Um destes subiu o rio Parnaíba e fundou a Vila do Amarante, que lá e cá tem a devoção de São Gonçalo, o mais popular dos santos portugueses, depois de Santo Antônio e São João, conhecido como São Gonçalo das Moças, santo folgazão, cantador e violeiro, casador das velhas e precursor do Viagra, pois protegia todos os que eram fracos para a carne. Até hoje, em Portugal, na sua devoção se puxa, pelo cordão da batina, a sua "relíquia", que tem poder mágico contra a gravidade.


Foi na Amarante piauiense que meu avô, comerciante, reuniu os quitandeiros para fazer um Natal de arromba, mandando buscar em Portugal vinhos Moscatel, Madeira M e R, barricas de vinho verde, bacalhau, castanhas, nozes, sardinhas, queijos, chouriços e maçãs. Fizeram a propaganda e organizaram -todo o comércio- um grande Natal. Com antecedência de meses pela longa viagem, a mercadoria desembarcaria em Parnaíba, perto de Luís Correia, numa lancha gaiola, e subiria o rio até Amarante.

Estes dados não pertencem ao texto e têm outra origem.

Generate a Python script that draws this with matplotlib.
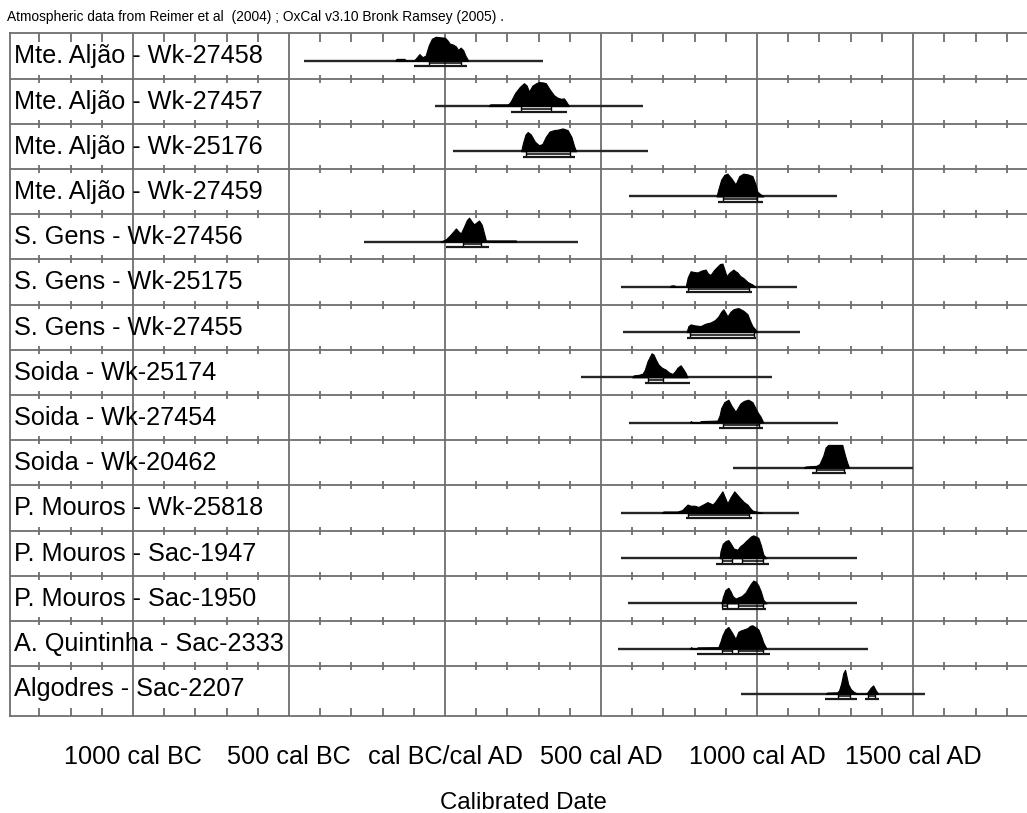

Por artes do diabo a mercadoria não chegava, o rio secava e os pagamentos já estavam feitos. O Natal programado ameaçava fracassar e quebrar o comércio, pois, passadas as festas, as mercadorias ficariam encalhadas.


Que fazer para evitar a bancarrota? João Pereira deu a solução: pedir ao vigário que adiasse o Natal.


Foram ao pároco e expuseram o plano, o padre foi solidário... O Natal foi adiado e o menino Jesus só chegou a Amarante quando atracou com o vinho do Porto, o bacalhau e as guloseimas natalinas.


E assim, uma vez, o menino Jesus retardou sua chegada ao mundo e mataram o galo antes da missa.